**What is expected:** From the data that follows, print exactly the lines starting at the one containing "What Apache ECharts" and ending at the one containing "const yTicks = [20, 30, 40, 50, 60, 70];"; include both of them and nothing more.

**Supplied material:**
------------------------------

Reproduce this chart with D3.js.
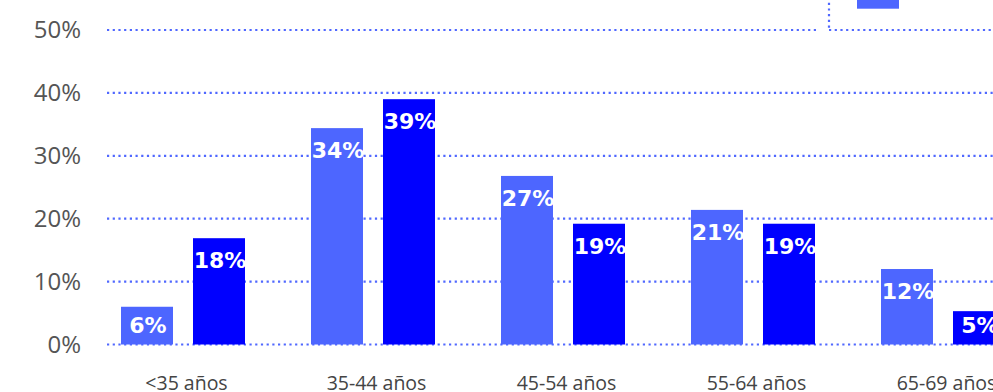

------------------------------

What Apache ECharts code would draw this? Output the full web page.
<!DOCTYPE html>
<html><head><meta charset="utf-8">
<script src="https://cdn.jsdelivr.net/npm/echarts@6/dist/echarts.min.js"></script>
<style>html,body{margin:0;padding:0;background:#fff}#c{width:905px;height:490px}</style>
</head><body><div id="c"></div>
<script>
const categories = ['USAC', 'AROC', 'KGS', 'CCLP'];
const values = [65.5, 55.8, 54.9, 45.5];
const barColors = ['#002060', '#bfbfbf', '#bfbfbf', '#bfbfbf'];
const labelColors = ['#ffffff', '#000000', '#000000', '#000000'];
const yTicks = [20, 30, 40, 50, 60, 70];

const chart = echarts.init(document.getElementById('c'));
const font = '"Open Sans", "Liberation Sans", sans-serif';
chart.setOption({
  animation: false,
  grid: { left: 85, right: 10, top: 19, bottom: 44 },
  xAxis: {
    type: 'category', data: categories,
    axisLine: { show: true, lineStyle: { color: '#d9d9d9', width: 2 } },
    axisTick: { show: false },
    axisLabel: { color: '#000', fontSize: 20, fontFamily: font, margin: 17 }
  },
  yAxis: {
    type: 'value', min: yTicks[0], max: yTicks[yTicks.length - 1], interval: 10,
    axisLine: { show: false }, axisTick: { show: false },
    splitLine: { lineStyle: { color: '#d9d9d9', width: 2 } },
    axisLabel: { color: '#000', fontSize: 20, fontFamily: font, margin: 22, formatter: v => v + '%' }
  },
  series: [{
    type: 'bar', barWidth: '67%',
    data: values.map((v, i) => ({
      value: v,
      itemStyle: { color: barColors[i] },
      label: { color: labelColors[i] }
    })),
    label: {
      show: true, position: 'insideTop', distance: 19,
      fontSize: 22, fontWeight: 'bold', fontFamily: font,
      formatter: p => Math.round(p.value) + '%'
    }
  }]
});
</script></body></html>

------------------------------

**Response to this task:**
What Apache ECharts code would draw this? Output the full web page.
<!DOCTYPE html>
<html><head><meta charset="utf-8">
<script src="https://cdn.jsdelivr.net/npm/echarts@6/dist/echarts.min.js"></script>
<style>html,body{margin:0;padding:0;background:#fff}#c{width:905px;height:490px}</style>
</head><body><div id="c"></div>
<script>
const categories = ['USAC', 'AROC', 'KGS', 'CCLP'];
const values = [65.5, 55.8, 54.9, 45.5];
const barColors = ['#002060', '#bfbfbf', '#bfbfbf', '#bfbfbf'];
const labelColors = ['#ffffff', '#000000', '#000000', '#000000'];
const yTicks = [20, 30, 40, 50, 60, 70];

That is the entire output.